====== Information supplied ======

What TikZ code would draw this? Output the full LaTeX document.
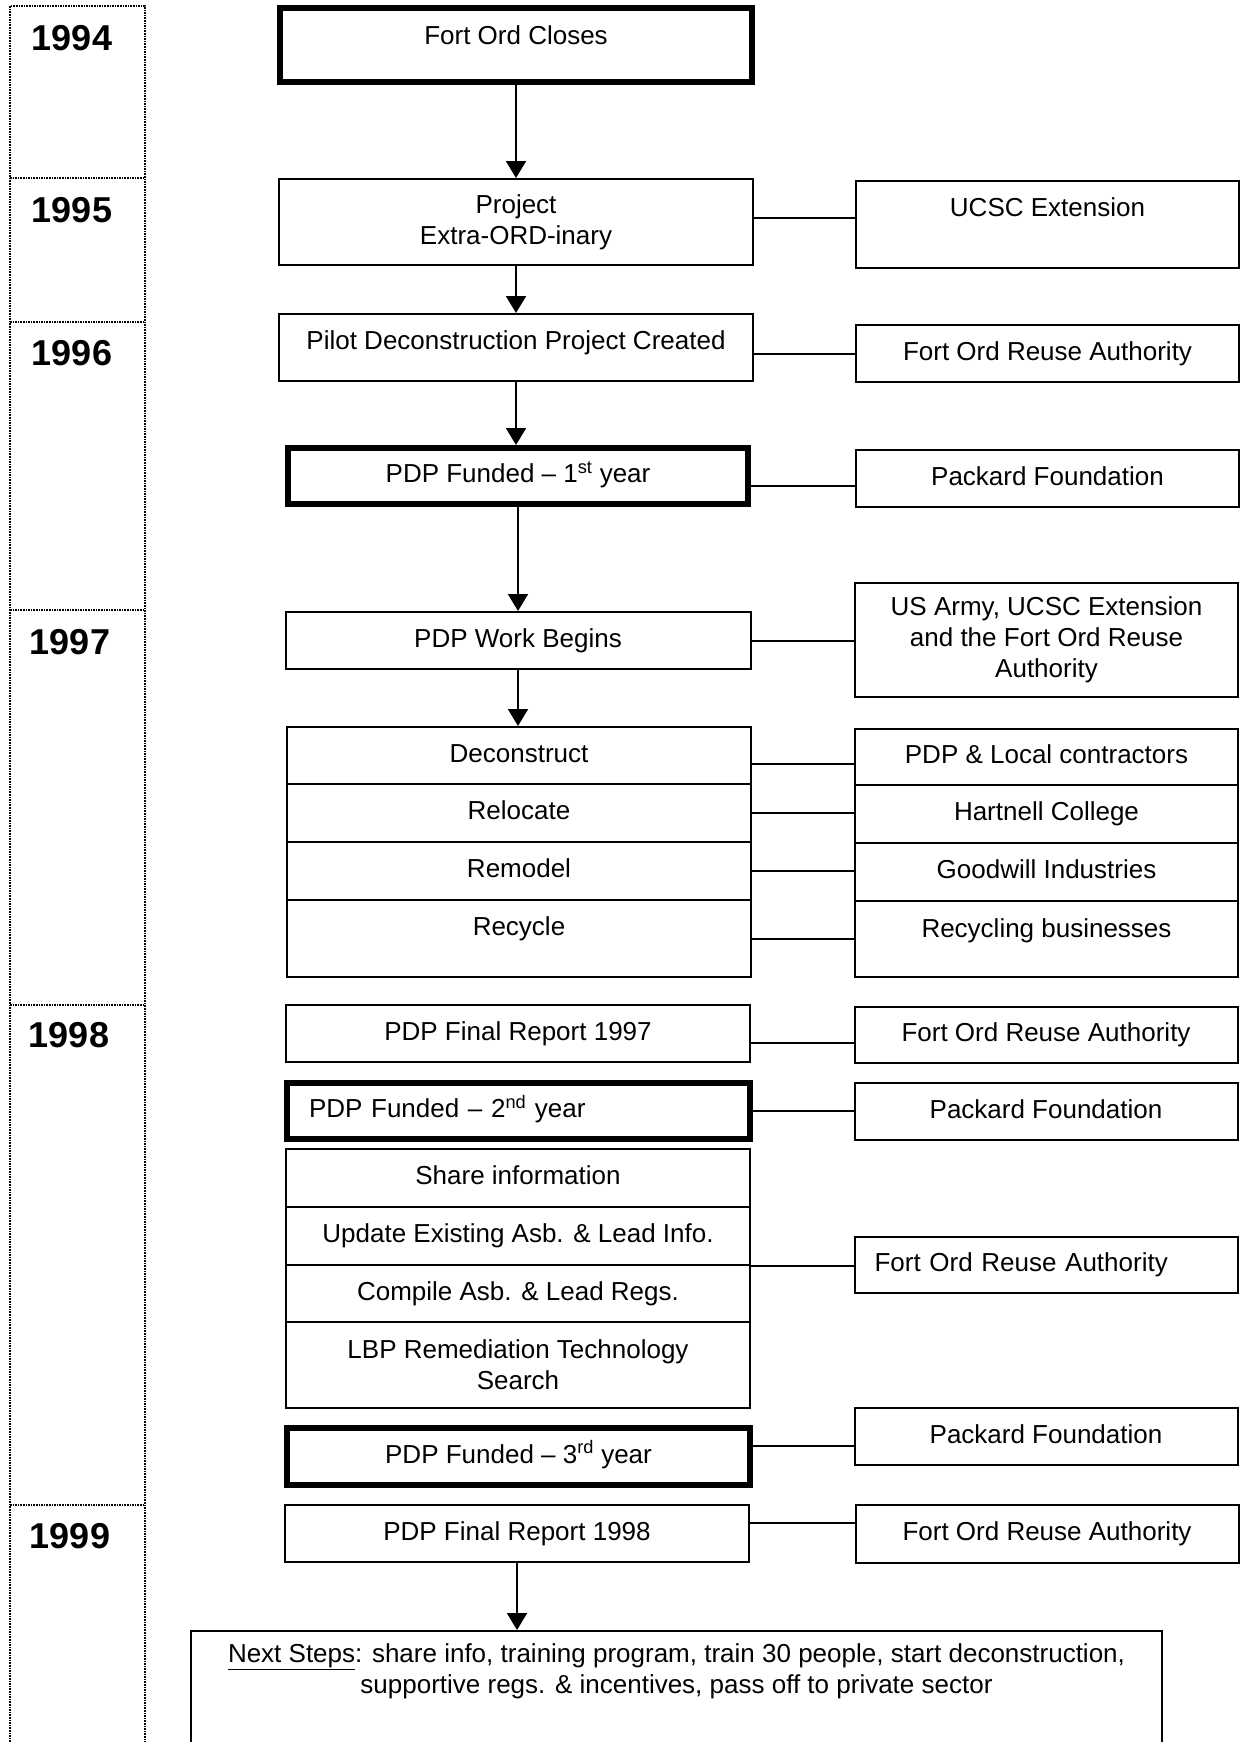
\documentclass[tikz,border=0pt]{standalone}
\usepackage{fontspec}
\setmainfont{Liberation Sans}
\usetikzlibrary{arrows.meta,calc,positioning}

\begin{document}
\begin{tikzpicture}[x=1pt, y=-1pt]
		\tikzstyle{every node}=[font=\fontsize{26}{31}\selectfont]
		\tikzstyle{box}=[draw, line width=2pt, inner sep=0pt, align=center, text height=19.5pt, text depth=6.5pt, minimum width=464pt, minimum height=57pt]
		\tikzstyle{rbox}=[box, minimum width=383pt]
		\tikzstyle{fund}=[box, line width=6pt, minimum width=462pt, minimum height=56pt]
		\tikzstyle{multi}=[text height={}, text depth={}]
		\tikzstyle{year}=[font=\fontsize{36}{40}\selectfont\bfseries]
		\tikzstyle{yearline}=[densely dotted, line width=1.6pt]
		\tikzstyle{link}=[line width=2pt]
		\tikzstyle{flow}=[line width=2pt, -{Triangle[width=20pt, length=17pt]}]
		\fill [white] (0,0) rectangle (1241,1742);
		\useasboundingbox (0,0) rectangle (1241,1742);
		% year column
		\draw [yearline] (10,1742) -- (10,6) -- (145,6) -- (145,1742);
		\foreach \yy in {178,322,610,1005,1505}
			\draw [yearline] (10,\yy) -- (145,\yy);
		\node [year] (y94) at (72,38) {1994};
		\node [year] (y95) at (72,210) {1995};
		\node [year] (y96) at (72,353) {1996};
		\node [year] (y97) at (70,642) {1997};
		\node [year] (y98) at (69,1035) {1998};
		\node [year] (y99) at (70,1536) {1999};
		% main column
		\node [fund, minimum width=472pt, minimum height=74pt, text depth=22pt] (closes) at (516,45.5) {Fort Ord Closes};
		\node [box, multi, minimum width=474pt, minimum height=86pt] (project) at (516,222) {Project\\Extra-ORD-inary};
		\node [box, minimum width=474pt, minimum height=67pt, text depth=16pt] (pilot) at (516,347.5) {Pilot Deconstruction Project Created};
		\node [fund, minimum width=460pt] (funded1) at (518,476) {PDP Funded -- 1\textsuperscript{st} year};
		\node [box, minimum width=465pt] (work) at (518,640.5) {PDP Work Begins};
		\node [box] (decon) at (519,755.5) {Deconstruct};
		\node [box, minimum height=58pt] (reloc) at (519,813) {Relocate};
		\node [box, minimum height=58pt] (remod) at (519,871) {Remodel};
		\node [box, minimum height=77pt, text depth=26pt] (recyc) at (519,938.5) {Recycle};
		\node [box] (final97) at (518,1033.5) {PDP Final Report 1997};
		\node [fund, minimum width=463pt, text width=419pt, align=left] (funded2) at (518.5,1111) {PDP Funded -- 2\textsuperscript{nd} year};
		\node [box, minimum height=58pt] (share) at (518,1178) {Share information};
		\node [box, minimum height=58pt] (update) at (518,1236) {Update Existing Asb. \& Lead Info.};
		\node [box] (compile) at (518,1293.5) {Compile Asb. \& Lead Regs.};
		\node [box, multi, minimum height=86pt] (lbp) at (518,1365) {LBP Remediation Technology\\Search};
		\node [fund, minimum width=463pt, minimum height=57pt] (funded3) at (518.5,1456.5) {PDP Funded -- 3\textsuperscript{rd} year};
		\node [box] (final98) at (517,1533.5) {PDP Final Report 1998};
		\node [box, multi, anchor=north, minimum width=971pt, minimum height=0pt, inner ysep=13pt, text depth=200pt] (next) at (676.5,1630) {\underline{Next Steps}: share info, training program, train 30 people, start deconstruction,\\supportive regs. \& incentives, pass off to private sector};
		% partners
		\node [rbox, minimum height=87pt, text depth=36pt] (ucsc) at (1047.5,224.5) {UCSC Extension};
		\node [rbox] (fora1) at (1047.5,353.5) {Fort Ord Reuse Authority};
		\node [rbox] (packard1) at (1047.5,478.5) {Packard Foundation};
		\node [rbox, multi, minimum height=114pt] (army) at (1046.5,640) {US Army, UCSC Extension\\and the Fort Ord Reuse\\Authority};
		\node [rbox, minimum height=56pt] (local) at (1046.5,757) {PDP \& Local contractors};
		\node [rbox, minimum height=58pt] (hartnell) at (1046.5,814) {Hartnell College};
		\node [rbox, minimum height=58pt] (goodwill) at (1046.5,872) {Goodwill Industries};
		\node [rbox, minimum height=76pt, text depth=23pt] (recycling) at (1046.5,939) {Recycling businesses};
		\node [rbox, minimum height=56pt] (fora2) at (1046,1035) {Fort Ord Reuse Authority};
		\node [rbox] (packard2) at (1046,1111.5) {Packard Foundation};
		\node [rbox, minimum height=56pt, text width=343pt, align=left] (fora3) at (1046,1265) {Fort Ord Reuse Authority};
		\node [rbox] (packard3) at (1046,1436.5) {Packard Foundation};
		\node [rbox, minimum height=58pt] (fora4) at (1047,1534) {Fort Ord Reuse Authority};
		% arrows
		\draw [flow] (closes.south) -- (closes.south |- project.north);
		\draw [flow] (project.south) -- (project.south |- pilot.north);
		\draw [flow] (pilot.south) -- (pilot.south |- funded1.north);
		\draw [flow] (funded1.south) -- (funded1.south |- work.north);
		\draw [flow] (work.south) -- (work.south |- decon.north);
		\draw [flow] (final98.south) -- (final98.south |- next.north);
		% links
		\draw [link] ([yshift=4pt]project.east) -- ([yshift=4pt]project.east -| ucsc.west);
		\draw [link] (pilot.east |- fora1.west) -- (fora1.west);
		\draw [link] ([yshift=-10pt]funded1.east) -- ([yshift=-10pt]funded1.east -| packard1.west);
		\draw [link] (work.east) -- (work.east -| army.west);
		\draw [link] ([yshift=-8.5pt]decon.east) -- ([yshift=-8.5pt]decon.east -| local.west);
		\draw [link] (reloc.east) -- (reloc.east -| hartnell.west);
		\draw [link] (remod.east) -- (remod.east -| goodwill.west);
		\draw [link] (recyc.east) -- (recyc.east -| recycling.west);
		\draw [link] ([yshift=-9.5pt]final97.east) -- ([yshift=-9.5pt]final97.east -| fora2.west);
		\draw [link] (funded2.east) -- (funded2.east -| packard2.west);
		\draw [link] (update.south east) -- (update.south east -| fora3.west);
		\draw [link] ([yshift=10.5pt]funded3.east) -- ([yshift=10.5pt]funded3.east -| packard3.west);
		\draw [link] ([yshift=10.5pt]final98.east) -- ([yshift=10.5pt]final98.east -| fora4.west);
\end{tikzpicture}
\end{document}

======
====== Information supplied ======

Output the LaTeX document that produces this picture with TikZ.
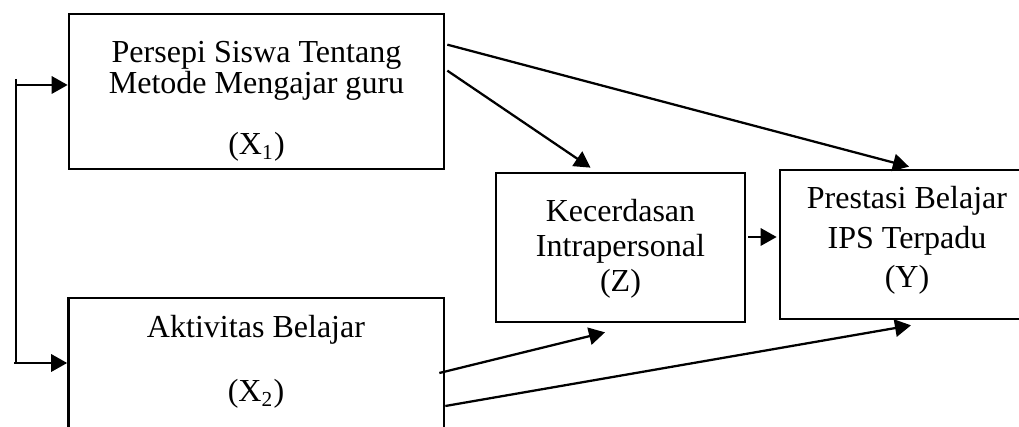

======

▸ To be done
Using the entries above, return each line in which the word "this" occurs.

▸ Answer to the exercise
What TikZ code would draw this? Output the full LaTeX document.
Output the LaTeX document that produces this picture with TikZ.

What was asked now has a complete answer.